4.4. Gelet op hetgeen onder 4.2 en 4.3 is overwogen kan naar het oordeel van de Raad niet worden gezegd dat appellant niet in redelijkheid tot het oordeel heeft kunnen komen dat het bedrijf van betrokkene gelet op het door hem opgestelde bedrijfsplan van augustus 2006 geen reële optie was, zodat betrokkene terecht heeft geweigerd het door appellant gevraagde starterskrediet te verstrekken.
4.5. Uit het voorgaande volgt dat het hoger beroep slaagt, de aangevallen uitspraak moet worden vernietigd en het beroep van betrokkene tegen het besluit van 13 maart 2007 ongegrond moet worden verklaard.
5. De Raad ziet geen aanleiding voor een veroordeling in de proceskosten.

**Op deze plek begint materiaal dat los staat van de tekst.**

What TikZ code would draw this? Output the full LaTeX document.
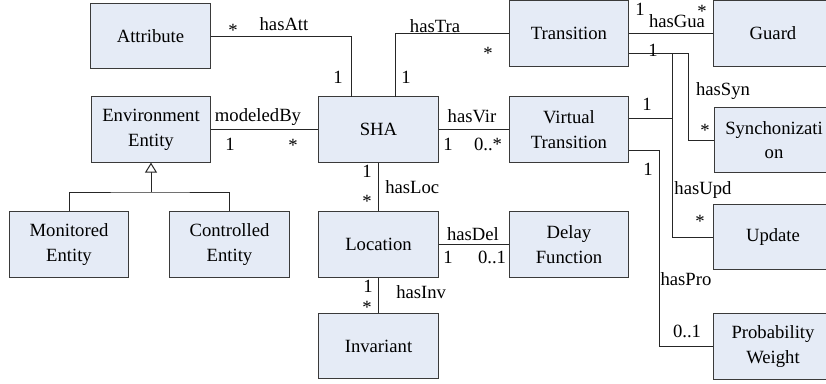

De Centrale Raad van Beroep;
Vernietigt de aangevallen uitspraak;
Verklaart het beroep ongegrond.
Deze uitspraak is gedaan door R.M. van Male als voorzitter en G.M.T. Berkel-Kikkert en H.C.P. Venema als leden, in tegenwoordigheid van J. Waasdorp als griffier. De beslissing is uitgesproken in het openbaar op 9 december 2009.